André Bernardes disse...

ups, afinal falta o ponto v) que acrescento, antecipando a correcção da frase final (uma espécie de incredulidade ;) seria, isso sim, três vezes o (fabulástico!)investimento anunciado recentemente para a fábrica da península de Setúbal, que julgo ser de 500 M€...

André Bernardes disse...

Cuidado com ele! (das leitura de hoje no DN):
"Sá Fernandes defende fusão da EPUL com Gebalis e sociedades de reabilitação: (...)O documento, entregue a Carmona Rodrigues no passado dia 6 de Dezembro, defendia a fusão da EPUL com a Gebalis, as três Sociedades de Reabilitação Urbana (SRU da Baixa Pombalina, Oriental e Ocidental) e a Imohífen numa só empresa.»

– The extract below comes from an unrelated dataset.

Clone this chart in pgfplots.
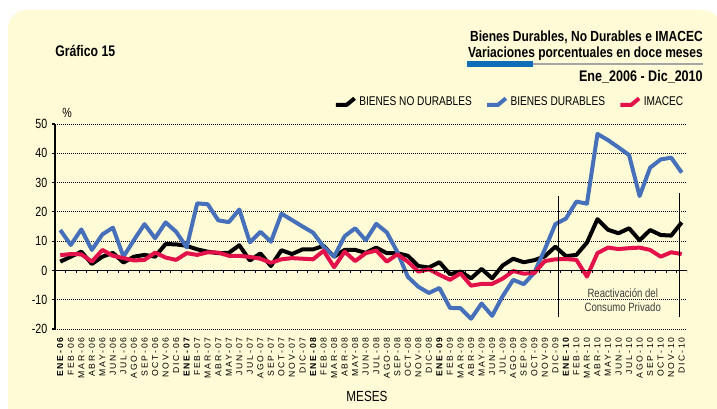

bolas! que a EPUL estava transformada numa fonte de benesses e regalias isso toda a gente sabia, mas não significa fazer de seis um ou ter que fechar a câmara, e a seguir o país, entregando a administração ao Bloco de Espanha, perdão Esquerda!?

André Bernardes disse...

Lido hoje, no DN (23.03.07):
Que fazer com elas?
«Como tantas vezes sucede em Portugal, as boas iniciativas sofrem deturpações e perversões que, com o tempo, desfiguram não só o modelo original, como os objectivos que se pretendia atingir. Lisboa, pela sua dimensão, foi disto exemplo claro.
Empresas sem objecto claro ou mesmo esvaziadas de sentido; empresas que apenas duplicaram os serviços, acrescentando confusão e incerteza ao munícipe e dificuldades acrescidas na decisão; empresas totalmente desviadas da sua missão, sem estratégia nem objectivos definidos; empresas para dar emprego a clientelas políticas que rapidamente atingiram custos insustentáveis de funcionamento, enfim, um panorama crítico, levantado aliás durante a campanha eleitoral das autárquicas em Lisboa.
Atenção! Para tratar com realismo esta questão é preciso retirar a componente ideológica esquerdista que vê em cada empresa uma ameaça e em cada serviço público um conforto, o da permanente concretização do pior de uma administração pública burocratizante e opressora. É que esta dicotomia, além de obsoleta, é injusta.»